United States District Court, W.D. Tennessee, Eastern Division
Oct 31, 2023
23-1064-STA-jay (W.D. Tenn. Oct. 31, 2023)

Opinion

23-1064-STA-jay

10-31-2023

JOHN F. CURRAN, III, Plaintiff, v. CARL A. FRONABARGER, et al., Defendants.


ORDER ADOPTING REPORT AND RECOMMENDATION OF MAGISTRATE JUDGE

S. THOMAS ANDERSON, UNITED STATES DISTRICT JUDGE.

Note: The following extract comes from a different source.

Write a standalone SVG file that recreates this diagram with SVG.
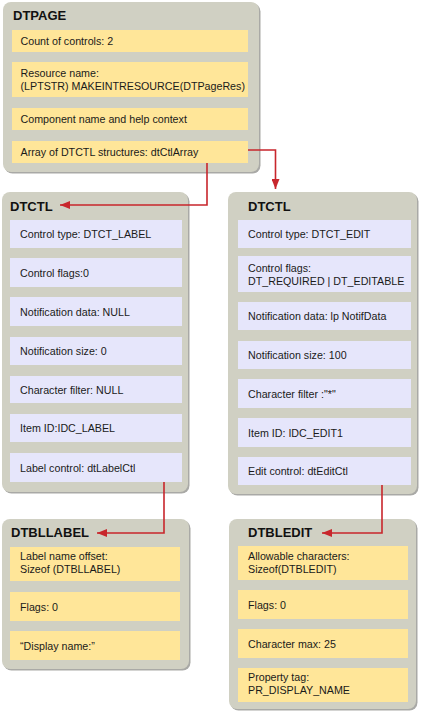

Plaintiff filed a pro se complaint pursuant to 28 U.S.C. § 1333, Admiralty, Maritime, and Prize Cases. Subsequently, Plaintiff filed, inter alia, motions for injunctive relief (ECF Nos. 8, 20), and a motion for an evidentiary hearing. (ECF No. 9.) The United States Magistrate Judge has recommended that all three motions be denied. (ECF No. 39.) Plaintiff has filed objections to the Magistrate Judge's Report. (ECF No. 42.) Having reviewed the Magistrate Judge's Report and Recommendation, Plaintiff's objections, and the entire record of the proceedings de novo, see Fed.R.Civ.P. 72(b), the Court finds that the Report and Recommendation should be ADOPTED in its entirety.

When examining a Report and Recommendation, the district court “shall make a de novo determination of those portions of the report or the specified proposed findings or recommendations to which an objection is made.” 28 U.S.C. § 636(B)(1)(c). The Court “may accept, reject or modify, in whole or in part, the findings or recommendations made by the Magistrate.” Id. A party may file objections to the Report and Recommendation within fourteen days of service of the Report and Recommendation. Fed. R. Civ. P 72(b)(2). Here, Plaintiff has properly filed objections. However, the Court finds that Plaintiff's objections that the Magistrate Judge's decision should be reversed are not persuasive.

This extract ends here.